(Dataset excerpt)
start
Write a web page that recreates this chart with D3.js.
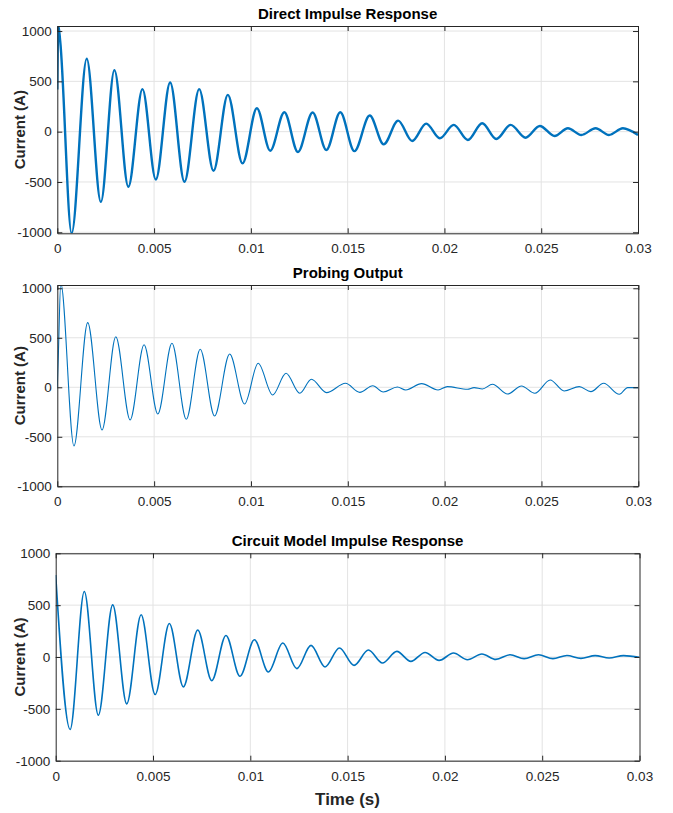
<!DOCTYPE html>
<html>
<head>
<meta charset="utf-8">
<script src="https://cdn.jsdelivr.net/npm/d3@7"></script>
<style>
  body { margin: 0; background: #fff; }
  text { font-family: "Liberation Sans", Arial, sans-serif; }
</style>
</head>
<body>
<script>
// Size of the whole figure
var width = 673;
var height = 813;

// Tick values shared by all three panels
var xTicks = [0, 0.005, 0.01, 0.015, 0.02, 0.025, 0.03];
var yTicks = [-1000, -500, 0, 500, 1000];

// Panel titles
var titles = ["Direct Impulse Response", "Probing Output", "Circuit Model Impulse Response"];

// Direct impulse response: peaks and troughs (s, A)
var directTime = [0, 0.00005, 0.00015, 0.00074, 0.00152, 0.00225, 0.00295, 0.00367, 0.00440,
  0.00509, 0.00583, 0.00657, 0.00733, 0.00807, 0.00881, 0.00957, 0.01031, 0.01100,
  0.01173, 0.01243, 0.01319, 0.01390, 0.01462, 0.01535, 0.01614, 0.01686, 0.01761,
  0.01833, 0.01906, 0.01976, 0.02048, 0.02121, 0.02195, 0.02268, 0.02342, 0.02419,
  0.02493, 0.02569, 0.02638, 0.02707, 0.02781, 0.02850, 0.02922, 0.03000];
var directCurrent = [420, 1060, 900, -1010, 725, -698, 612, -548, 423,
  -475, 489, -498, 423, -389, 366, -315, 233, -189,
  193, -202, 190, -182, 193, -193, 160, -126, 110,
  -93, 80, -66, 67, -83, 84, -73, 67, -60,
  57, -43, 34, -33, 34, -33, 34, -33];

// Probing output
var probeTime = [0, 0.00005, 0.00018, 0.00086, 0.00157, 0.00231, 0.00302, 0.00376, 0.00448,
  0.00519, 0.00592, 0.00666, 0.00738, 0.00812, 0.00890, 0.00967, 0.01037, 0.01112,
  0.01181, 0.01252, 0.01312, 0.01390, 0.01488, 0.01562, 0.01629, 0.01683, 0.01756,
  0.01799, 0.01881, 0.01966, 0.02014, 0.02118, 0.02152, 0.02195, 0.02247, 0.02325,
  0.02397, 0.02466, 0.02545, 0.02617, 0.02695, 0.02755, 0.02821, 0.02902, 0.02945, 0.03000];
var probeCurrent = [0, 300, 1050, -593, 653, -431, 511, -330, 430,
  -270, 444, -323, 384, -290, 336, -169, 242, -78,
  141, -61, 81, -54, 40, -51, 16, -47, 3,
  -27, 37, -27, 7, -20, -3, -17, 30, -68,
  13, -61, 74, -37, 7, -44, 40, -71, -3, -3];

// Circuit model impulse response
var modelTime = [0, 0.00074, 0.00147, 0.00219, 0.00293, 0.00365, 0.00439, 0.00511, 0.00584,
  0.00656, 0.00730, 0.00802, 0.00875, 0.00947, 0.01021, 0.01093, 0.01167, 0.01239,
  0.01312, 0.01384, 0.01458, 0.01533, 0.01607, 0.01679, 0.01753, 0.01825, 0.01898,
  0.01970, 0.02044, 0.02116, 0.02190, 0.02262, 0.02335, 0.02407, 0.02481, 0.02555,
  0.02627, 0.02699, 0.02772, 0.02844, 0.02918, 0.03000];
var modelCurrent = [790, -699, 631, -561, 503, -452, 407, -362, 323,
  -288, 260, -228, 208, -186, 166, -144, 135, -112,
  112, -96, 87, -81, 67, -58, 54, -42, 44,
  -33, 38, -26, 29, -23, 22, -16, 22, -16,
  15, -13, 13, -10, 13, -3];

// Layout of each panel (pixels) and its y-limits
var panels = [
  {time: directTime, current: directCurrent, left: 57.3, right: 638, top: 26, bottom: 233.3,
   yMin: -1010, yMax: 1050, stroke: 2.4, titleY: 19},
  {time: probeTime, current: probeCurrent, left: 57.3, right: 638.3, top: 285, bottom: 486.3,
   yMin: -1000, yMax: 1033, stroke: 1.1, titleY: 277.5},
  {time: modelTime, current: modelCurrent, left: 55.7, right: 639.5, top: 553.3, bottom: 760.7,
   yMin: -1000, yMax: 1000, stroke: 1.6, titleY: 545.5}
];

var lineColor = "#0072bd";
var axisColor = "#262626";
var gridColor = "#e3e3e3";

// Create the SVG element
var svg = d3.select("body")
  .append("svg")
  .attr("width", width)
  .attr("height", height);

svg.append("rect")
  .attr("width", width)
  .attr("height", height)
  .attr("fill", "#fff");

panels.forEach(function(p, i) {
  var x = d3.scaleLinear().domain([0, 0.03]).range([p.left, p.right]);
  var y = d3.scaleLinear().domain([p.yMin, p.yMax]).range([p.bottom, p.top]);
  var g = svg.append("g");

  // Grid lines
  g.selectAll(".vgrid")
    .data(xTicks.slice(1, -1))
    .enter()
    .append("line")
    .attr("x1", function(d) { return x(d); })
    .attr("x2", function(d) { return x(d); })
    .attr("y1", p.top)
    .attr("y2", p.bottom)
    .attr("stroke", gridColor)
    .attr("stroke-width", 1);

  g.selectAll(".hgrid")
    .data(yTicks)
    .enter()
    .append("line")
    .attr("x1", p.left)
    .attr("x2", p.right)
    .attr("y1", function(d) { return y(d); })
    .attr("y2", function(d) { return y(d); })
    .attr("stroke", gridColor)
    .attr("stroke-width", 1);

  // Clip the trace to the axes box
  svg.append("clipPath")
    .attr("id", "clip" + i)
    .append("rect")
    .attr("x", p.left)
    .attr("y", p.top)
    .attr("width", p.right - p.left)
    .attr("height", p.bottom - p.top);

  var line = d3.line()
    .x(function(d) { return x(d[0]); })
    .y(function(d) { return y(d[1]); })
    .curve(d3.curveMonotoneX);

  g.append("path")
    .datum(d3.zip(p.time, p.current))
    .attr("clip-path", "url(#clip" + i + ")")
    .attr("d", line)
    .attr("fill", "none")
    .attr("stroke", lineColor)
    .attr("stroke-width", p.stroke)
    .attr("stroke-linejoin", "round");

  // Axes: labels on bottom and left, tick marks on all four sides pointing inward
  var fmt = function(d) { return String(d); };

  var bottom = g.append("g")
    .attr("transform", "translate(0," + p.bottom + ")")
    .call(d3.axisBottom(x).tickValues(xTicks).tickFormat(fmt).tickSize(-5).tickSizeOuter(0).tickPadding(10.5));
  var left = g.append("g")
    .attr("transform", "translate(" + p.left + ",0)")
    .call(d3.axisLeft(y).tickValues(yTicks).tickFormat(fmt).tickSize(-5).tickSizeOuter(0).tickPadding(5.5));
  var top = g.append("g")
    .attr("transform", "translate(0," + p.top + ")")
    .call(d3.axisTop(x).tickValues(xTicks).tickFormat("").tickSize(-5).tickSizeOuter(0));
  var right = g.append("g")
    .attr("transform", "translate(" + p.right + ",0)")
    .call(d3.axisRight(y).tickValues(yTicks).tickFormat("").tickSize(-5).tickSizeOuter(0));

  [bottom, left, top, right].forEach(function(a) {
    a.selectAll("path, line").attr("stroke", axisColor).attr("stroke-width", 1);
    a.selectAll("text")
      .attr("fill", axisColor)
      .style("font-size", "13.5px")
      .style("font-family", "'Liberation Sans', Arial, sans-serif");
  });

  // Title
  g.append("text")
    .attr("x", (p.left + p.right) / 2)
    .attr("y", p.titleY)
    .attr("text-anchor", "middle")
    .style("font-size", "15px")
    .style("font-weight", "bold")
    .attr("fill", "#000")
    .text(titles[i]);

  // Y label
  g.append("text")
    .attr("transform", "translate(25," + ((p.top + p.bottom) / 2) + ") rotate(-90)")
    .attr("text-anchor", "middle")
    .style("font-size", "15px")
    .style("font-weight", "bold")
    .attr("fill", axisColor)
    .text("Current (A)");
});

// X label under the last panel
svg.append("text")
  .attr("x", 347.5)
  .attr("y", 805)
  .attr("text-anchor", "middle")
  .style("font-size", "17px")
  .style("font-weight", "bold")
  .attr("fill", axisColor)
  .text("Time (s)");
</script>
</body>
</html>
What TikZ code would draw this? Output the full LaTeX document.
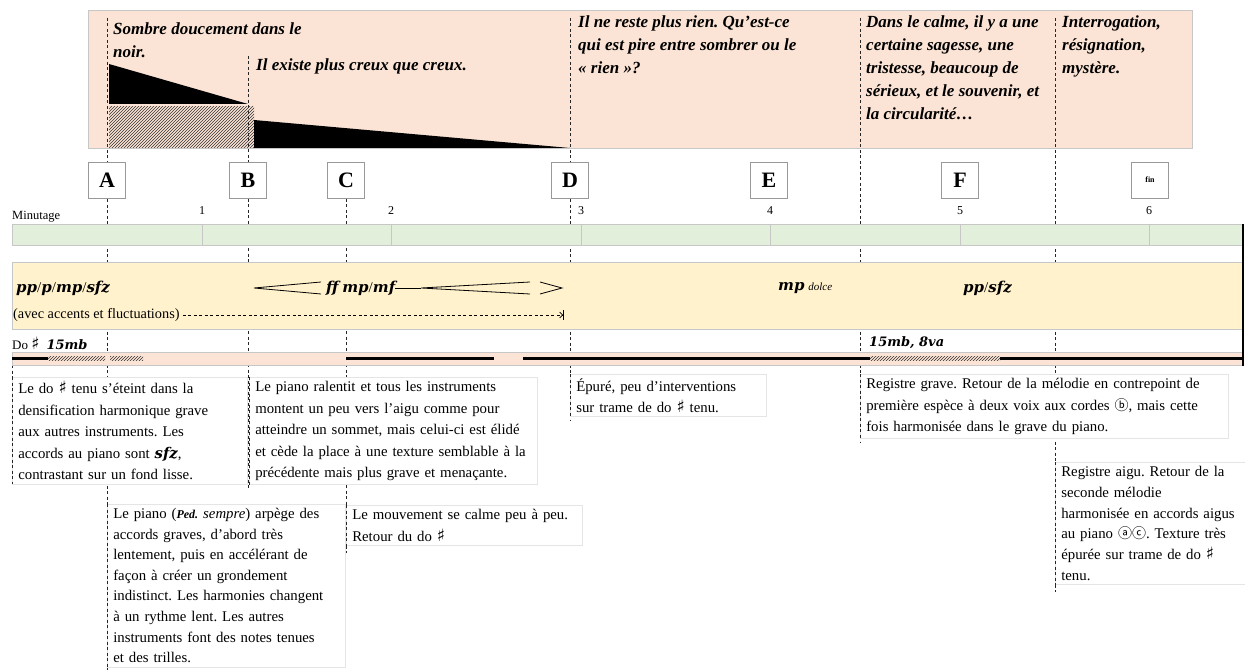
end
▶ _DESCRIPTION OF THE TASK_:
Reproduce only the lines of the records from the start up to and including the line that holds "57, -43, 34, -33, 34, -33, 34, -33];"; do not carry over any picture.

▶ _CORRECT RESULT_:
Write a web page that recreates this chart with D3.js.
<!DOCTYPE html>
<html>
<head>
<meta charset="utf-8">
<script src="https://cdn.jsdelivr.net/npm/d3@7"></script>
<style>
  body { margin: 0; background: #fff; }
  text { font-family: "Liberation Sans", Arial, sans-serif; }
</style>
</head>
<body>
<script>
// Size of the whole figure
var width = 673;
var height = 813;

// Tick values shared by all three panels
var xTicks = [0, 0.005, 0.01, 0.015, 0.02, 0.025, 0.03];
var yTicks = [-1000, -500, 0, 500, 1000];

// Panel titles
var titles = ["Direct Impulse Response", "Probing Output", "Circuit Model Impulse Response"];

// Direct impulse response: peaks and troughs (s, A)
var directTime = [0, 0.00005, 0.00015, 0.00074, 0.00152, 0.00225, 0.00295, 0.00367, 0.00440,
  0.00509, 0.00583, 0.00657, 0.00733, 0.00807, 0.00881, 0.00957, 0.01031, 0.01100,
  0.01173, 0.01243, 0.01319, 0.01390, 0.01462, 0.01535, 0.01614, 0.01686, 0.01761,
  0.01833, 0.01906, 0.01976, 0.02048, 0.02121, 0.02195, 0.02268, 0.02342, 0.02419,
  0.02493, 0.02569, 0.02638, 0.02707, 0.02781, 0.02850, 0.02922, 0.03000];
var directCurrent = [420, 1060, 900, -1010, 725, -698, 612, -548, 423,
  -475, 489, -498, 423, -389, 366, -315, 233, -189,
  193, -202, 190, -182, 193, -193, 160, -126, 110,
  -93, 80, -66, 67, -83, 84, -73, 67, -60,
  57, -43, 34, -33, 34, -33, 34, -33];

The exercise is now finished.